Fortunately, I didn’t commit to making the choice to end my soccer career because I knew I truly wanted to be back on the field more than anything. I played in my first game my senior year Oct. 13 against South Carolina. I was just about as shocked as anyone when Darren called my name, but I got up and warmed up, just as I had a year ago.
I stood at the half and pulled my knee brace up snuggly and told myself I’d be fine. The thought of that feeling of touching the ball for the first time in a game again still gives me goosebumps. I remember smiling so big, in a bit of disbelief that I was really in a game again.
Senior night for my class was Oct. 18. As it was our last home game for the season, and the last home game ever for my class, emotions were running high. About 20 minutes into the game, Darren called my name to warm up.
My family was at the game and it was the first time they were seeing me play in person since the day I tore my ACL. I jogged to the half and took the field at the next opportunity to sub in.
Two minutes later and on my first touch of the game, I scored.
My arms shot up in disbelief and tears came to my eyes when I saw my teammates running to celebrate with me. In that moment, it was like all of the trials and difficulties that I experienced over the past year didn’t matter anymore. Three-hundred and sixty-two days after I tore my ACL, I scored on my senior night and I couldn’t believe it.
God had put me exactly where I was supposed to be, put the right people in my life and guided me through the wilderness to lead me to that moment and that feeling with my team. I wouldn’t trade any part of my journey if it meant giving up that moment.
An injury can be one of the greatest obstacles for an athlete, but it has the potential to change their life for the better. My hope is that my story helps others see that. What matters most in difficult times is how we adapt, who we lean on and what we believe in. The growth I experienced during one of the toughest times of my college career was greater than I could’ve imagined.

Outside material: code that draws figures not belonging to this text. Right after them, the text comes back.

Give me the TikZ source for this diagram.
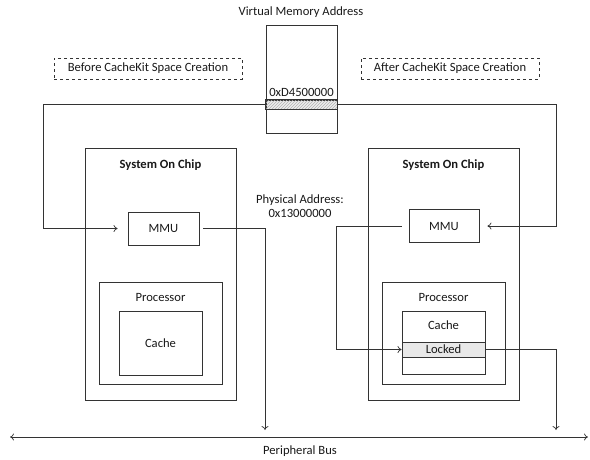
\documentclass[tikz,border=0pt]{standalone}
\usepackage{fontspec}
\setmainfont{Carlito}
\usetikzlibrary{arrows.meta,patterns}
\begin{document}
\begin{tikzpicture}[x=1pt,y=-1pt,
  every node/.style={font=\fontsize{12.6}{14}\selectfont, text=black!90},
  box/.style={draw=black!80, line width=0.9pt, inner sep=0pt},
  dbox/.style={draw=black!80, line width=0.7pt, dashed, inner sep=0pt},
  conn/.style={draw=black!80, line width=0.7pt},
  arr/.style={conn, -{To[length=4pt,width=7pt]}},
  lbl/.style={inner sep=0pt}
]
\useasboundingbox (0,0) rectangle (590,459);
% virtual memory
\node[lbl] (vmtitle) at (301,12) {Virtual Memory Address};
\node[box, minimum width=71pt, minimum height=108pt] (vm) at (301.5,79) {};
\node[box, fill=gray!15, minimum width=71pt, minimum height=9pt] (band) at (301.5,104.5) {};
\fill[pattern=north east lines, pattern color=gray!60] (band.south west) rectangle (band.north east);
\draw[black!80, line width=0.9pt] (band.south west) rectangle (band.north east);
\node[lbl, anchor=south] (vaddr) at ([yshift=3pt]band.north) {0xD4500000};
% dashed labels
\node[dbox, minimum width=188pt, minimum height=21pt] (before) at (148,68.5) {Before CacheKit Space Creation};
\node[dbox, minimum width=178pt, minimum height=21pt] (after) at (450,68.5) {After CacheKit Space Creation};
% left SoC
\node[box, minimum width=151pt, minimum height=252pt] (lsoc) at (160.5,274) {};
\node[lbl, font=\fontsize{12.6}{14}\selectfont\bfseries] (lsoct) at (160.5,165) {System On Chip};
\node[box, minimum width=71pt, minimum height=33pt] (lmmu) at (163.5,228.5) {MMU};
\node[box, minimum width=123pt, minimum height=102pt] (lproc) at (160.5,333) {};
\node[lbl] (lproct) at (160.5,297) {Processor};
\node[box, minimum width=83pt, minimum height=64pt] (lcache) at (160.5,343) {Cache};
% right SoC
\node[box, minimum width=151pt, minimum height=252pt] (rsoc) at (443.5,274) {};
\node[lbl, font=\fontsize{12.6}{14}\selectfont\bfseries] (rsoct) at (443.5,165) {System On Chip};
\node[box, minimum width=70pt, minimum height=33pt] (rmmu) at (444,226) {MMU};
\node[box, minimum width=123pt, minimum height=102pt] (rproc) at (443.5,333) {};
\node[lbl] (rproct) at (443.5,297) {Processor};
\node[box, minimum width=83pt, minimum height=63pt] (rcache) at (443.5,342.5) {};
\node[lbl] (rcachet) at (443.5,325) {Cache};
\node[box, fill=gray!18, minimum width=83pt, minimum height=15pt] (locked) at (443.5,349.5) {Locked};
% physical address
\node[lbl, align=center, font=\fontsize{12.6}{14.5}\selectfont] (paddr) at (300,206) {Physical Address:\\0x13000000};
% bus
\coordinate (busl) at (10,437);
\coordinate (busr) at (588,437);
\draw[conn, {To[length=4pt,width=7pt]}-{To[length=4pt,width=7pt]}] (busl) -- (busr);
\node[lbl] (bust) at (300,451) {Peripheral Bus};
% connectors
\coordinate (lin) at ([xshift=-10pt]lmmu.west);
\coordinate (rin) at ([xshift=8pt]rmmu.east);
\draw[arr] (band.west) -- (43,104.5) |- (lin);
\draw[arr] (band.east) -- (556,104.5) |- (rin);
\coordinate (lout) at ([xshift=4pt]lmmu.east);
\coordinate (lbus) at (265,430);
\draw[arr] (lout) -| (lbus);
\coordinate (rout) at ([xshift=-7pt]rmmu.west);
\draw[arr] (rout) -- (336,226) |- (locked.west);
\coordinate (rbus) at (556,430);
\draw[arr] (locked.east) -| (rbus);
\end{tikzpicture}
\end{document}
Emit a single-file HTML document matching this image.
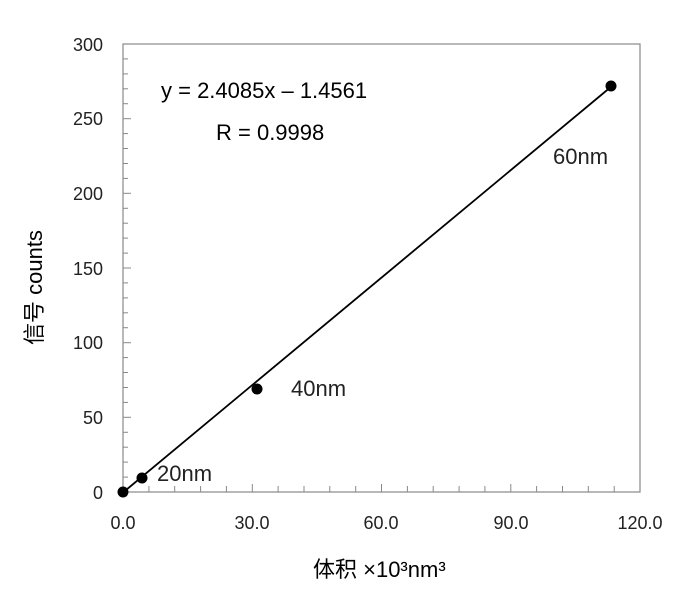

As my time as a Vanderbilt student-athlete has come to an end, I want to say thank you.
Thank you to my family and friends for supporting me every step of the way. Whether times were good or bad, you were there to lift me up.
Thank you to Melby and all the athletic trainers who constantly give their time and hold athletes like me together, physically and mentally.
Thank you to Courtney and the girls in my Bible study group for letting me lean on you during all the hard times and for helping me celebrate the good ones.
Thank you to my teammates, past and present. You’ve each bettered me as a player and as a person and I wouldn’t have wanted to share the countless meals, trips, laughs and locker room dances with anyone else.
Thank you to the fans of Vanderbilt Athletics who make being a Commodore fun. Without you, we wouldn’t love the sports we all play as much as we do.
Thank you to my coaches for giving me the opportunity to join such an incredible institution. I will forever be grateful for the life-long friends I’ve made, for the opportunities I’ve had and for all the unexpected experiences that challenged, matured and shaped me into the person I am today.
See you later, Nashville. Thank you for everything.